= Production flow analysis =

Concept in operations management & industrial engineering

In operations management and industrial engineering, production flow analysis refers to methods which share the following characteristics:

1. Classification of machines
2. Technological cycles information control
3. Generating a binary product-machines matrix (1 if a given product requires processing in a given machine, 0 otherwise)

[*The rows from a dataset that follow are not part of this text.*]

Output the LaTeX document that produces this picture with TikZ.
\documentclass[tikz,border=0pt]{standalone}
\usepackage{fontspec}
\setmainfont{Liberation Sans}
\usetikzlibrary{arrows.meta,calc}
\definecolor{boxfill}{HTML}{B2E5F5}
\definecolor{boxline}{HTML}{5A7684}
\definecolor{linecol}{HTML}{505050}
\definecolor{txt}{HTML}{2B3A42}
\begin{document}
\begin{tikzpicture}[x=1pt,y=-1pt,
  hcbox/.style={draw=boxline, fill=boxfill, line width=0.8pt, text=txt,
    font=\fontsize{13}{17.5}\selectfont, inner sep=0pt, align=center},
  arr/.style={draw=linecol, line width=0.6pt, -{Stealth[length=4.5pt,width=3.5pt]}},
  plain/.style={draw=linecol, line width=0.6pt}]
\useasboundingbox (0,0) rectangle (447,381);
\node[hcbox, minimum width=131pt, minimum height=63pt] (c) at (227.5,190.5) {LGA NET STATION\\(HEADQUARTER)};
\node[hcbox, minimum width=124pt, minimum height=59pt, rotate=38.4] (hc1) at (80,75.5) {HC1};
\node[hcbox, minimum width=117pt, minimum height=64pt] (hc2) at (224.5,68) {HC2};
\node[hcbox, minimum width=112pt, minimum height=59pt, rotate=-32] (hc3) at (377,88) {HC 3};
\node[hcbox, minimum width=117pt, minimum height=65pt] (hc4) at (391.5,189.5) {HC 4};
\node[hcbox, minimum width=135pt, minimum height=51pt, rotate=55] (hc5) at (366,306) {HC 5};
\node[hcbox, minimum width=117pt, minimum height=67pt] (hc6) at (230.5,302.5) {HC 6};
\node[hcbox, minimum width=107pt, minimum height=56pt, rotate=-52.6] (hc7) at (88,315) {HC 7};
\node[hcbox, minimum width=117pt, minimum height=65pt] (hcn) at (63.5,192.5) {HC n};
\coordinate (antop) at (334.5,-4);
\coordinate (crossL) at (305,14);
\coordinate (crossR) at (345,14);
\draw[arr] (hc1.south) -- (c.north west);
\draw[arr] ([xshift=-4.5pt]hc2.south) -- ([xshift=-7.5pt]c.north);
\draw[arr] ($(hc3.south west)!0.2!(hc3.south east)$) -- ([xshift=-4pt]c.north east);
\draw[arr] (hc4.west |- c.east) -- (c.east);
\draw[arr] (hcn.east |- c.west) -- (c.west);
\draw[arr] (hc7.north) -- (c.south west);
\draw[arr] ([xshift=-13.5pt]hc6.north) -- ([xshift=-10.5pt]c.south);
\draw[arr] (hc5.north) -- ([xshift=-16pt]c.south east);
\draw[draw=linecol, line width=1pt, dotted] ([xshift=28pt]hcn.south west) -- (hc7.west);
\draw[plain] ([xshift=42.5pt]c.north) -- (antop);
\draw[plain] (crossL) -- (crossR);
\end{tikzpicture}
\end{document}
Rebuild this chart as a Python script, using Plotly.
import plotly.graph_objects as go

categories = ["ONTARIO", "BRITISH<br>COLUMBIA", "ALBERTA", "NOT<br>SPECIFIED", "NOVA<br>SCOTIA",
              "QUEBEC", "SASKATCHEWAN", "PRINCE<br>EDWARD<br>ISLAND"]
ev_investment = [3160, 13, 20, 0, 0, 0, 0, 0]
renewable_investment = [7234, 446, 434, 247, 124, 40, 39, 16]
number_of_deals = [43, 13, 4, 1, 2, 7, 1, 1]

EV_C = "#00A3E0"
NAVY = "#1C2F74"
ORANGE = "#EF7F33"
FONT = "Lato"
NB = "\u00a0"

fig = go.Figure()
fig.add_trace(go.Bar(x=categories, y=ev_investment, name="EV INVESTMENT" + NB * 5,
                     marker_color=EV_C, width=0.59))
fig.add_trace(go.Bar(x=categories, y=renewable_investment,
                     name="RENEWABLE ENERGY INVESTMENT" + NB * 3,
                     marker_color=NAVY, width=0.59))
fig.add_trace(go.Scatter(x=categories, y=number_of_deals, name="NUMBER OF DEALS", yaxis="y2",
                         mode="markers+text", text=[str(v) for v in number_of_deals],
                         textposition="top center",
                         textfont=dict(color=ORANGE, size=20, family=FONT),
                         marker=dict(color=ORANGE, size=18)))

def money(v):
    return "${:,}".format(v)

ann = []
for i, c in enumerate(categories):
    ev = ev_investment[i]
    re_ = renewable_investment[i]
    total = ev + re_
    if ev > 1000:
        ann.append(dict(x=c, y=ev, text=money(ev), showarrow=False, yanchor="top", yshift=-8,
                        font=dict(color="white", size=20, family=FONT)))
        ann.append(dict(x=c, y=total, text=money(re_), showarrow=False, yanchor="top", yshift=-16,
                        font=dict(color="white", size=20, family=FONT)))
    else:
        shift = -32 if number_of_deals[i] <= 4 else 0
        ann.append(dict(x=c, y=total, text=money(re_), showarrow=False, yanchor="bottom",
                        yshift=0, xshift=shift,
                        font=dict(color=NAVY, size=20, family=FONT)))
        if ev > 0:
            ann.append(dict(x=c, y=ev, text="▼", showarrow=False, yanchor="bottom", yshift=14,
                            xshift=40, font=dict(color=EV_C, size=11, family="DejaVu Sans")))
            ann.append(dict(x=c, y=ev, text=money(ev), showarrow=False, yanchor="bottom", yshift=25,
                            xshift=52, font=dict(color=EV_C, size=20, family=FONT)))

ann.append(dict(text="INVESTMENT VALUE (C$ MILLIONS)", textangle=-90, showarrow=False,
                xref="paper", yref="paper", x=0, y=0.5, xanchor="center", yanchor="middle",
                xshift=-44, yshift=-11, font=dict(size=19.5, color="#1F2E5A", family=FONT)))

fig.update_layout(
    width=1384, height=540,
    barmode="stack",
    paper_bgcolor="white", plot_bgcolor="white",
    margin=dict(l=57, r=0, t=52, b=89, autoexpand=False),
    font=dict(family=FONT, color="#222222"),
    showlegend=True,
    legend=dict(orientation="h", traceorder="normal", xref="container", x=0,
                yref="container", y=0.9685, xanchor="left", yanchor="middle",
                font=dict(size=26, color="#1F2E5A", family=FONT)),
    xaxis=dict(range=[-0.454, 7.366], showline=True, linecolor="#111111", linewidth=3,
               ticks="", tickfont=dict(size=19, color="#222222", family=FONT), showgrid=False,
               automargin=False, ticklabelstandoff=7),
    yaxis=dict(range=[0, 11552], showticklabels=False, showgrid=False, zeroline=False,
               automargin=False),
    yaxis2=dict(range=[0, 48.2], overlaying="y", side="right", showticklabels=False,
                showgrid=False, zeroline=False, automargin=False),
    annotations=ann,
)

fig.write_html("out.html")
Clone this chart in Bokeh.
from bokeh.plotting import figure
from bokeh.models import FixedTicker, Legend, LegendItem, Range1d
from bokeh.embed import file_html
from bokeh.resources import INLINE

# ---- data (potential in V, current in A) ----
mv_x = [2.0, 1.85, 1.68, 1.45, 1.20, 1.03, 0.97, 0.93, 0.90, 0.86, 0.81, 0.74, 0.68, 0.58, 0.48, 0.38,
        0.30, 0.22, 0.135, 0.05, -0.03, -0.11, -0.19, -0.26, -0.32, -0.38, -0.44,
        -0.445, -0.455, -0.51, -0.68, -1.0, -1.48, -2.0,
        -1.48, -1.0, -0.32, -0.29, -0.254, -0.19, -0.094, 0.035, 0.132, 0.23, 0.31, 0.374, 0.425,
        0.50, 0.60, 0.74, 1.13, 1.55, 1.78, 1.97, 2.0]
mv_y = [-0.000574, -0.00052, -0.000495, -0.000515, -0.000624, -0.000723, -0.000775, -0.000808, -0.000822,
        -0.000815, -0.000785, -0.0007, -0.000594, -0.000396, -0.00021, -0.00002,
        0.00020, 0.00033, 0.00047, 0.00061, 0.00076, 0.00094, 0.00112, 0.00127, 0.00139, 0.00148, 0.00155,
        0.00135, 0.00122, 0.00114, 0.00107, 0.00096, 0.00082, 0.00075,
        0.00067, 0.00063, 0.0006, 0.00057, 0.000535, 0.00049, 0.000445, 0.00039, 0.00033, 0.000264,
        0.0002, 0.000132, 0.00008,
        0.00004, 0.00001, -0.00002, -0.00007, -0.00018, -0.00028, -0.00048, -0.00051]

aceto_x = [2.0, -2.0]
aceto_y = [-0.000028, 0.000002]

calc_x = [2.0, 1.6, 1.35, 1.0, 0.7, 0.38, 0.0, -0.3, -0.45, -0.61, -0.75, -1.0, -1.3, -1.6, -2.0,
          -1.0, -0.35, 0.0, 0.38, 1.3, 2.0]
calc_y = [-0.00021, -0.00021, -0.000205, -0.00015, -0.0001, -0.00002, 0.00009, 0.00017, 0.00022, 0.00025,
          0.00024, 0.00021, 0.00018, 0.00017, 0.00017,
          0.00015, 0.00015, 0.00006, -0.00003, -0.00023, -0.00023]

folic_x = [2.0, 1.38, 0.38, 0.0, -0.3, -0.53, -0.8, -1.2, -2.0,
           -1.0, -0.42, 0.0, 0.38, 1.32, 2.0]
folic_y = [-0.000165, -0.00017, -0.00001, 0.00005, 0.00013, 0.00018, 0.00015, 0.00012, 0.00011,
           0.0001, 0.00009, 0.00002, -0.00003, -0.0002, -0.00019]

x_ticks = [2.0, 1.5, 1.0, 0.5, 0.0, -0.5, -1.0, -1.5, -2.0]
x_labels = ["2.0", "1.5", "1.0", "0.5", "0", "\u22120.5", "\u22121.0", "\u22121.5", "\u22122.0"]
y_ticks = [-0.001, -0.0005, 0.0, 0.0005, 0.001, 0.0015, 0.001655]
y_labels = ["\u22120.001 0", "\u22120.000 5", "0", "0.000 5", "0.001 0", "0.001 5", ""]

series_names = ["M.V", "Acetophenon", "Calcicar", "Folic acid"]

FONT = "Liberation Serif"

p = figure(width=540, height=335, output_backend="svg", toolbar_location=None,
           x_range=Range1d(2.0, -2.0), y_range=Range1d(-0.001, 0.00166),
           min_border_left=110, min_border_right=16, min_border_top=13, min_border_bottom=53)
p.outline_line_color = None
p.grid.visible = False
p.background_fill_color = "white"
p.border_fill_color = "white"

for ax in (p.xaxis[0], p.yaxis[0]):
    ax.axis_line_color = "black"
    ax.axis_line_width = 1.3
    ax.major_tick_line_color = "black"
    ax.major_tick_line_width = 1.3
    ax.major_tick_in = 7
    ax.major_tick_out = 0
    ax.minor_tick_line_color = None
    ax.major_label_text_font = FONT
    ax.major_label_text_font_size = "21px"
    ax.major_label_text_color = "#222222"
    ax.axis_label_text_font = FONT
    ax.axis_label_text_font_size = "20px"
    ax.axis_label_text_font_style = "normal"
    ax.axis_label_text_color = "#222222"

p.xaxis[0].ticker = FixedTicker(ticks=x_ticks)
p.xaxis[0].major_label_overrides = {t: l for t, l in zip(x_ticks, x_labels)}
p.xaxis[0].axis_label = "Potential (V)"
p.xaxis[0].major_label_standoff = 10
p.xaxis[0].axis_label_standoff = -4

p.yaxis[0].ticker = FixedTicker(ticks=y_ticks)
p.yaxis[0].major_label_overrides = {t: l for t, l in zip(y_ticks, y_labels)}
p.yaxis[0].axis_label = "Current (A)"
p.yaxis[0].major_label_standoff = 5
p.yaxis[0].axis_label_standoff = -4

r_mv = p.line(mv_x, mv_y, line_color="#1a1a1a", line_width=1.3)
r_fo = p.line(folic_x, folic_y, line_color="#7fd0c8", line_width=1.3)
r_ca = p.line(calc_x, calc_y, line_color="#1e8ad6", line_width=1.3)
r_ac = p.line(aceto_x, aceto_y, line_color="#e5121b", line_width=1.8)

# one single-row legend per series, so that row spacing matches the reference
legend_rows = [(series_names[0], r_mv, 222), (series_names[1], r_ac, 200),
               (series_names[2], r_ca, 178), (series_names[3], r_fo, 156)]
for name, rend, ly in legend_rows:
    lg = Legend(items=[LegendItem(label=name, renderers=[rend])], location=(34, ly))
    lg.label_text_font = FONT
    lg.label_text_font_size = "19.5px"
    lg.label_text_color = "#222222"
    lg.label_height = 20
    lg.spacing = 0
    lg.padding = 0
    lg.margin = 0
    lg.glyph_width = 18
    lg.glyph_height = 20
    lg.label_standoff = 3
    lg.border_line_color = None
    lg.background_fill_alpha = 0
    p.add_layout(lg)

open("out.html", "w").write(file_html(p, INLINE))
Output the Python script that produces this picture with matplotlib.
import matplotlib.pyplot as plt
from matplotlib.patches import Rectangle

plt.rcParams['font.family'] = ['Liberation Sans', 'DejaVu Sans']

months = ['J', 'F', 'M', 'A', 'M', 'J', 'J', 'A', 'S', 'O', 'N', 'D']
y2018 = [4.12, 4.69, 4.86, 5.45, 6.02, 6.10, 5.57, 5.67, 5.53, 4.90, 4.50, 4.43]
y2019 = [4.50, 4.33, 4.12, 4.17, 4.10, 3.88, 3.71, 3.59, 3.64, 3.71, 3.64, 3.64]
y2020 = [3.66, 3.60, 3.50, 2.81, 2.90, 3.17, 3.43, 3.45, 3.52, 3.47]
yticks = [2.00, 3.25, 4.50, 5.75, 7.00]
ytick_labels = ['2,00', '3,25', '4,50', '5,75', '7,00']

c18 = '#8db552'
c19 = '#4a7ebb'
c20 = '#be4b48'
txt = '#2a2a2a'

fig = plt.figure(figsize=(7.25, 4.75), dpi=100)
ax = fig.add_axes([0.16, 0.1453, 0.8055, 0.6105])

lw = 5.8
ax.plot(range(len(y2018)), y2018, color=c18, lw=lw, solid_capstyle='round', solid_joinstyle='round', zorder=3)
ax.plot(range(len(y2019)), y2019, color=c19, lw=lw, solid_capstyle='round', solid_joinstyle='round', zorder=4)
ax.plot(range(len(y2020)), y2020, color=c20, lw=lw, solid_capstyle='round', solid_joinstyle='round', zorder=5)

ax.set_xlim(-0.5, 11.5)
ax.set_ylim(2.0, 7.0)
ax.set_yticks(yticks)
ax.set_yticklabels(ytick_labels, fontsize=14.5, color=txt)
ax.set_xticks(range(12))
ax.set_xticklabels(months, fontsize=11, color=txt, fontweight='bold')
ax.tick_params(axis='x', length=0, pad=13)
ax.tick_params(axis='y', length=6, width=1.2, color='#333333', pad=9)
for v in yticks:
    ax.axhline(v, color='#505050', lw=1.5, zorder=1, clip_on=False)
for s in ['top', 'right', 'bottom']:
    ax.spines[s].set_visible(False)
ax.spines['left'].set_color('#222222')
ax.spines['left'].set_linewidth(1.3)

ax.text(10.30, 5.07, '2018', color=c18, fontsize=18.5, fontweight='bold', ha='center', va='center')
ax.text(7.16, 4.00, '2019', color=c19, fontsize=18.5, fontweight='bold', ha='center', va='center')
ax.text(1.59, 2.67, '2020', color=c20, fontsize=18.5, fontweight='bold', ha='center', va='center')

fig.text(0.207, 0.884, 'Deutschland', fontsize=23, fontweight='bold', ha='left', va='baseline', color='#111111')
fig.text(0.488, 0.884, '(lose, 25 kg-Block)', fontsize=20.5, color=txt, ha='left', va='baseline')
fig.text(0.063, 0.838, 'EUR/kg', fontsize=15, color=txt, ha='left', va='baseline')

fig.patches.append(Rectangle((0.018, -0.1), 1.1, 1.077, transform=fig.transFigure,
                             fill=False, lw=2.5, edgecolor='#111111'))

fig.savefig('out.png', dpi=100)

Methods differ on how they group together machines with products. These play an important role in designing manufacturing cells.

==Rank order clustering==

Given a binary product-machines n-by-m matrix $b_{ip}$, rank order clustering is an algorithm characterized by the following steps:

1. For each row i compute the number $\sum_{p=1}^{m}b_{ip}*2^{m-p}$
2. Order rows according to descending numbers previously computed
3. For each column p compute the number $\sum_{i=1}^{n}b_{ip}*2^{n-i}$
4. Order columns according to descending numbers previously computed
5. If on steps 2 and 4 no reordering happened go to step 6, otherwise go to step 1
6. Stop

==Similarity coefficients==

Given a binary product-machines n-by-m matrix, the algorithm proceeds by the following steps:

1. Compute the similarity coefficient $s_{ij}=n_{ij}/(n_{ij}+u)$ for all with $n_{ij}$ being the number of products that need to be processed on both machine i and machine j, u comprises the number of components which visit machine j but not k and vice versa.
2. Group together in cell k the tuple (i*,j*) with higher similarity coefficient, with k being the algorithm iteration index
3. Remove row i* and column j* from the original binary matrix and substitute for the row and column of the cell k, $s_{rk}=max(s_{ri*},s_{rj*})$
4. Go to step 2, iteration index k raised by one

Unless this procedure is stopped the algorithm eventually will put all machines in one single group.